Things were substantially different a hundred years ago, when the press had fewer compunctions about branding someone a criminal. Just hours after the Powers brothers made their awful discovery on Savin Hill Beach—and before he had even been picked up by the police—Jesse Pomeroy was already being trumpeted by some newswriters as the killer. By the following morning, his name was plastered on the front page of every paper in the city, along with a detailed account of his earlier crimes against children. The result was an immediate explosion of public outrage, directed at those who had elected to put “the
boy fiend” back on the streets after less than eighteen months in reform school.

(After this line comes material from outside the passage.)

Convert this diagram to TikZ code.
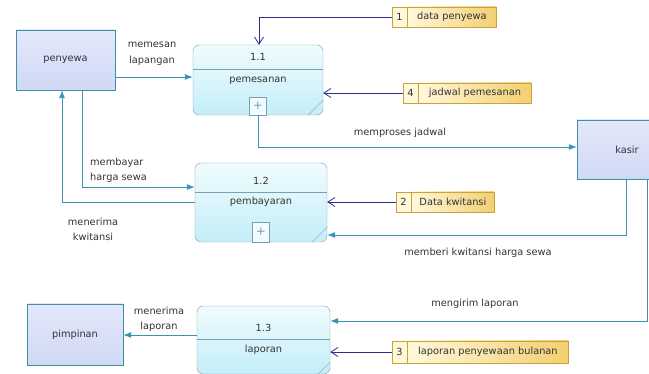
\documentclass[tikz,border=0pt]{standalone}
\usepackage{fontspec}
\setmainfont{DejaVu Sans}
\usepackage{tikz}
\usetikzlibrary{positioning, arrows.meta}

\definecolor{entline}{HTML}{3F8FA8}
\definecolor{enttop}{HTML}{E4E8FB}
\definecolor{entbot}{HTML}{D0D8F4}
\definecolor{procline}{HTML}{7E9CB4}
\definecolor{proctop}{HTML}{F0FCFE}
\definecolor{procbot}{HTML}{C4EEF8}
\definecolor{storeline}{HTML}{C9A23A}
\definecolor{storelight}{HTML}{FFF8DA}
\definecolor{storedark}{HTML}{F2CF72}
\definecolor{flowcol}{HTML}{3A93B4}
\definecolor{navy}{HTML}{2B2F8F}
\definecolor{txt}{HTML}{333333}

\begin{document}
\begin{tikzpicture} [
        x=1pt, y=-1pt,
        font=\fontsize{9.8}{15.5}\selectfont,
        entity/.style={rectangle, draw=entline, top color=enttop, bottom color=entbot, text=txt, minimum width=98pt, minimum height=60pt},
        proc/.style={rectangle, draw=procline, rounded corners=6pt, top color=proctop, bottom color=procbot, minimum width=132pt},
        divider/.style={draw=procline},
        plusbox/.style={rectangle, draw=procline, fill=proctop, text=procline, minimum width=17pt, minimum height=18pt, inner sep=0pt, font=\fontsize{12}{12}\selectfont},
        storenum/.style={rectangle, draw=storeline, fill=storelight, text=txt, minimum width=15pt, minimum height=20pt, inner sep=0pt},
        storetxt/.style={rectangle, draw=storeline, left color=storelight, right color=storedark, text=txt, minimum height=20pt, inner sep=0pt},
        flow/.style={draw=flowcol, line width=0.9pt, -{Latex[length=8pt,width=6pt]}},
        store/.style={draw=navy, line width=0.8pt, -{Straight Barb[length=7pt,width=9pt]}},
        lbl/.style={align=center, text=txt, inner sep=0pt}
    ]
        \useasboundingbox (0,0) rectangle (649,374);

        % Nodes
        \node[entity, minimum width=99pt] (penyewa) at (65.5,60) {penyewa};
        \node[entity, minimum width=96pt, minimum height=61pt] (pimpinan) at (75,334.5) {pimpinan};
        \node[entity, minimum width=100pt, minimum height=59pt] (kasir) at (627,149.5) {kasir};

        \node[proc, minimum width=130pt, minimum height=70pt] (p11) at (258,80) {};
        \node[lbl] (p11id) at ([yshift=-12pt]p11.north) {1.1};
        \node[lbl] (p11name) at ([yshift=-36pt]p11.north) {pemesanan};
        \draw[divider] ([yshift=-24pt]p11.north west) -- ([yshift=-24pt]p11.north east);
        \node[plusbox, above=0pt of p11.south] (p11plus) {+};
        \draw[divider] ([xshift=-15pt]p11.south east) -- ([yshift=15pt]p11.south east);

        \node[proc, minimum height=79pt] (p12) at (261,202.5) {};
        \node[lbl] (p12id) at ([yshift=-18pt]p12.north) {1.2};
        \node[lbl] (p12name) at ([yshift=-39pt]p12.north) {pembayaran};
        \draw[divider] ([yshift=-29pt]p12.north west) -- ([yshift=-29pt]p12.north east);
        \node[plusbox, minimum height=20pt, above=0pt of p12.south] (p12plus) {+};
        \draw[divider] ([xshift=-15pt]p12.south east) -- ([yshift=15pt]p12.south east);

        \node[proc, minimum width=133pt, minimum height=68pt] (p13) at (263.5,340) {};
        \node[lbl] (p13id) at ([yshift=-22pt]p13.north) {1.3};
        \node[lbl] (p13name) at ([yshift=-44pt]p13.north) {laporan};
        \draw[divider] ([yshift=-33pt]p13.north west) -- ([yshift=-33pt]p13.north east);
        \draw[divider] ([xshift=-12pt]p13.south east) -- ([yshift=12pt]p13.south east);

        \node[storenum] (d1n) at (399.5,17) {1};
        \node[storetxt, minimum width=89pt, right=0pt of d1n] (d1) {data penyewa};
        \node[storenum] (d4n) at (410.5,93) {4};
        \node[storetxt, minimum width=113pt, right=0pt of d4n] (d4) {jadwal pemesanan};
        \node[storenum] (d2n) at (403.5,202) {2};
        \node[storetxt, minimum width=83pt, right=0pt of d2n] (d2) {Data kwitansi};
        \node[storenum, minimum height=22pt] (d3n) at (399.5,352) {3};
        \node[storetxt, minimum width=161pt, minimum height=22pt, right=0pt of d3n] (d3) {laporan penyewaan bulanan};

        % Labels
        \node[lbl] (lmemesan) at (152,54) {memesan\\lapangan};
        \node[lbl] (lproses) at (400,133) {memproses jadwal};
        \node[lbl, anchor=west, align=left] (lbayar) at (90,170.5) {membayar\\harga sewa};
        \node[lbl] (lterima) at (93,229.5) {menerima\\kwitansi};
        \node[lbl] (lberi) at (478,253) {memberi kwitansi harga sewa};
        \node[lbl] (lkirim) at (475,304) {mengirim laporan};
        \node[lbl] (llaporan) at (159,319.5) {menerima\\laporan};

        % Paths
        \path [flow] ([yshift=-17pt]penyewa.east) -- ([yshift=3pt]p11.west);
        \path [flow] (p11plus.south) |- ([yshift=2.5pt]kasir.west);
        \path [flow] ([xshift=16.5pt]penyewa.south) |- ([yshift=15.5pt]p12.west);
        \path [flow] (p12.west) -| ([xshift=-3.5pt]penyewa.south);
        \path [flow] ([xshift=-1pt]kasir.south) |- ([yshift=-32.5pt]p12.east);
        \path [flow] ([xshift=20pt]kasir.south) |- ([yshift=19pt]p13.east);
        \path [flow] ([yshift=5pt]p13.west) -- ([yshift=-0.5pt]pimpinan.east);

        \path [store] (d1n.west) -| ([xshift=1pt]p11.north);
        \path [store] (d4n.west) -- ([yshift=-13pt]p11.east);
        \path [store] (d2n.west) -- ([yshift=0.5pt]p12.east);
        \path [store] (d3n.west) -- ([yshift=-12pt]p13.east);
    \end{tikzpicture}
\end{document}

Typical of this outcry was an editorial that ran in the
Boston Globe
on Friday morning, April 24, under the headline “The Boy Murderer”:

There must be something wrong in the regulations under which an inmate of the Reform School, sentenced for his minority, can be pardoned out on probation and turned loose in the community without regard to the crimes that he has committed or the propensities which he has displayed. In the case of the young fiend, Jesse Pomeroy, all that was necessary to secure his liberty on probation seems to have been an appeal of his mother, backed by a friend, although he had wantonly tortured no less than seven small boys for no apparent reason but a morbid delight in their sufferings. There is evidently need of a more careful consideration before the decrees of the law in the case of juvenile offenders are thus nullified. The boy Pomeroy seems to be a moral monstrosity. He had no provocation and no rational motive for his atrocious conduct. He did not know the little lad Millen at all, but enticed him away, and cut and hacked him to death with a penknife merely for sport. . . .
While we favor a humane treatment for juvenile delinquents . . . it should not be so easy to obtain a remission of penalties on pleas of good behavior or the interposition of too sympathetic petitioners.